Woody Allen: Together Again for the First Time

[Originally published in Movietone News 51, August 1976]

Take the Money and Run and Bananas, Woody Allen’s first films as a writer-director-actor, were energetic messes redeemed by the novelty of seeing Allen’s comic vision transferred to the screen minus the dilutions of What’s New, Pussycat? and Casino Royale, on which he performed script and acting chores only. (Allen also worked on the experimental What’s Up Tiger Lily?, unseen by this viewer; and Don’t Drink the Water was based on an Allen stageplay.) Take the Money and Run and Bananas invoke far less the Buster Keaton–Charles Chaplin tradition of comedy actor-directors than they do the indulgent tradition of vehicle comedians such as the Marx Brothers and W.C. Fields, the excesses of whose generally funny films one almost invariably must be blind to in order to call the films themselves—as opposed to the comic performances—successful.
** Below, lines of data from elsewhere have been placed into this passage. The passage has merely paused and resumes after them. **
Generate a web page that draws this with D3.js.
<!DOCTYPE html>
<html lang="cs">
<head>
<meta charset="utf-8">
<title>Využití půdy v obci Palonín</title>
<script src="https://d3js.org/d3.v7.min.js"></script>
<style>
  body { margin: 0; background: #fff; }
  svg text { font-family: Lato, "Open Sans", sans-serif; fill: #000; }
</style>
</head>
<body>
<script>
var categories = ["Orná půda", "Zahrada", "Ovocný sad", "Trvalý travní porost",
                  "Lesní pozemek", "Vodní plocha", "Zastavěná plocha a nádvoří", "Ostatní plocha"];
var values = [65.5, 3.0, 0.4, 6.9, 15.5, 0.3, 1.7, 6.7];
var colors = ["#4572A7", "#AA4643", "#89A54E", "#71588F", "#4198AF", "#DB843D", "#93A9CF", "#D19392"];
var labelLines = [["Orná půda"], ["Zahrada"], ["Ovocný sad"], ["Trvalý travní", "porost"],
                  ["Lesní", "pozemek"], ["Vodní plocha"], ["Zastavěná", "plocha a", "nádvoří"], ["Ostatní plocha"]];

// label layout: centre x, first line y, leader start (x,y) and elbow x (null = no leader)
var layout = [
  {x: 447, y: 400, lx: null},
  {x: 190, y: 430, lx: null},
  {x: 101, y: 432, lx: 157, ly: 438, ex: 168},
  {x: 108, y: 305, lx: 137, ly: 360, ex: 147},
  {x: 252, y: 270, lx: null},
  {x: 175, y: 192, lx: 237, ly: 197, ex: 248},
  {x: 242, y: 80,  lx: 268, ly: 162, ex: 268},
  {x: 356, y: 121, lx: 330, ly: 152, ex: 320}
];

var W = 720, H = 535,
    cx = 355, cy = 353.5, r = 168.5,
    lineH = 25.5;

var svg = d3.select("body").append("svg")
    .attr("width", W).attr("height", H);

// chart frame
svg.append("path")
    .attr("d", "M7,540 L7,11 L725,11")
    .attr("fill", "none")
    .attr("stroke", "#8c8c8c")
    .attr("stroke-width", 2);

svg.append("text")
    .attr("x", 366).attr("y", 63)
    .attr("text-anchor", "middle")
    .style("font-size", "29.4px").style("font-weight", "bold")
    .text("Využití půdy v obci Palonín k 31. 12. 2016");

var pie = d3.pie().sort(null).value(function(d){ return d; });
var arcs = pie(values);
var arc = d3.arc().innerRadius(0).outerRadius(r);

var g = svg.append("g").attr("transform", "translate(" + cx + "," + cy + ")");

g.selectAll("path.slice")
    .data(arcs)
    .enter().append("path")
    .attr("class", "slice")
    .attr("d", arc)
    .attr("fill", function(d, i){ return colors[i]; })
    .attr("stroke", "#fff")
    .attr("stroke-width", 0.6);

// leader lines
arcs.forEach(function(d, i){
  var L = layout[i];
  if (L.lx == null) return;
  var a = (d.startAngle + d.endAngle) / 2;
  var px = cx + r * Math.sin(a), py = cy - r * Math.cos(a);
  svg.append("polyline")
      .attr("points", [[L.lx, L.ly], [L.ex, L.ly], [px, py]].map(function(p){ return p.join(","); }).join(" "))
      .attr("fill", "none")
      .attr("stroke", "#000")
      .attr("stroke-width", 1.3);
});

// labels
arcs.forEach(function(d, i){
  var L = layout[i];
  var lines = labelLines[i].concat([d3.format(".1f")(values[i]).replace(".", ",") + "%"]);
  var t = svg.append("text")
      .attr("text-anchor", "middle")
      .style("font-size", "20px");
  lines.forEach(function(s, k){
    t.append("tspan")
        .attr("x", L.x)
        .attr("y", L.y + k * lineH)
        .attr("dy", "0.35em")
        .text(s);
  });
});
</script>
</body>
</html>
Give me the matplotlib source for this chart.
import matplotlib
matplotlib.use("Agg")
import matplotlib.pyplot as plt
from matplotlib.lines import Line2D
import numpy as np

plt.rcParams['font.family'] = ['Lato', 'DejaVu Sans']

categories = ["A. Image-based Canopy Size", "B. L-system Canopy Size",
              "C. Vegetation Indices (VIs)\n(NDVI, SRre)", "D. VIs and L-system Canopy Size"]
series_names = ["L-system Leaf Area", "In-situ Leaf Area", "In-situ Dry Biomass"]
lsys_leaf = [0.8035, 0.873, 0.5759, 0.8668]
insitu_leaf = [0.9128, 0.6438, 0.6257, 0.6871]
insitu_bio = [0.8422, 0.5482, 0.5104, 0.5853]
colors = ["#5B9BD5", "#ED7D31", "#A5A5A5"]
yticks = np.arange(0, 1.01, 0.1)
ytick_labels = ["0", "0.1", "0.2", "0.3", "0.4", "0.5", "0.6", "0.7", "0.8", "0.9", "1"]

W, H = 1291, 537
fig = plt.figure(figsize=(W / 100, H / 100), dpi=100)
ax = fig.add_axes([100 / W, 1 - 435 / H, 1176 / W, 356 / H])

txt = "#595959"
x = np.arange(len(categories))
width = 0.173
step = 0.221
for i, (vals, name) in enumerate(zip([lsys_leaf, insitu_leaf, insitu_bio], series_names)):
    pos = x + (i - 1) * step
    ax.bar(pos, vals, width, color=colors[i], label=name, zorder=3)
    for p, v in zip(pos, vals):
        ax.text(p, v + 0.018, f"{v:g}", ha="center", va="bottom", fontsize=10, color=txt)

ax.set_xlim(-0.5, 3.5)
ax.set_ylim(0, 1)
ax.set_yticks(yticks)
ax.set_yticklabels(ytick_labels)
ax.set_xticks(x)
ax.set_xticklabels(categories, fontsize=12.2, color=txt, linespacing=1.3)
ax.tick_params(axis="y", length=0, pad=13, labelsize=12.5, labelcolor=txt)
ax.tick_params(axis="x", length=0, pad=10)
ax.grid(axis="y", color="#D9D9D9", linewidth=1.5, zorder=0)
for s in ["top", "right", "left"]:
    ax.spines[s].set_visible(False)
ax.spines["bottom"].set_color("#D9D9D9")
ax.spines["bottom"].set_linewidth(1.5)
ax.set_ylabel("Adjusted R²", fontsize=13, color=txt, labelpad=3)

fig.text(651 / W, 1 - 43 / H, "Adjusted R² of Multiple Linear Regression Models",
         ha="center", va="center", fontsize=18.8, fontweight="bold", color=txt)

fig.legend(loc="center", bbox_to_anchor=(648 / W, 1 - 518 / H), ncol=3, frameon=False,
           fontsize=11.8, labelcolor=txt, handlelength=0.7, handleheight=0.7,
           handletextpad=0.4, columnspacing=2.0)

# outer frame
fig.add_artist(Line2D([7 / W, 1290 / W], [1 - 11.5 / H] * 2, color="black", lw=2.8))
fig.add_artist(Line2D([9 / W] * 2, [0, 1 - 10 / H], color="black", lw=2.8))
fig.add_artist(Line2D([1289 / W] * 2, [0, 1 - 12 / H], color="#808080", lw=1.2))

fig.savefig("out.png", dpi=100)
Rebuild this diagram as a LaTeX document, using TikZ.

In these early efforts one could forgive Allen his excesses, too, in order to get to the laughs because, after all, the man was still learning his craft.

‘Play It Again, Sam’

Nineteen-seventy-two was the year that Allen seemed to arrive as a filmmaker and performer. The Allen-scripted, Herbert Ross–directed Play It Again, Sam benefited from the discipline Allen found necessary to include in its stageplay antecedent, and the cinematic and cosmic inevitability of its Casablanca-remake conclusion carried with it a surprisingly touching and self-informed realization of Allen’s comic persona. In contrast to Allen’s own egocentric directorial tendencies, Ross’s generally undistinguished direction contained two minor, but in retrospect significant, virtues: Meaningful presences other than Allen were permitted onscreen—Diane Keaton, Jerry Lacey, Viva, Susan Anspach; and for once Allen himself was guided successfully through a physical universe. Compare the economy and dramatic utility of the record-casting gag in Play It Again, Sam with the pace-, grace-, and proportionlessness (this from a man who studied with Martha Graham, and fancies himself a jazz musician) of another prop gag, the basketball business in Bananas, a bit that is flatfootedly typical of actor Allen’s attempts under his own direction at the sight-gag subspecies of physical comedy. (There are exceptions, of course: The wheelchair business in Sleeper, Allen’s fourth film as a director, comes instantly to mind, but even here actor Allen is subservient to the scene’s dramatic tension—the risk of discovery—and the upfront emphasis on mechanical anarchy.) Klutziness requires grace to define it, and the relative gracefulness of Play It Again, Sam‘s physical and behavioral environments imparted to Allen’s physical comedy a sense of chaotic interruption that his own (up until then) perpetually chaotic film environments did not underscore.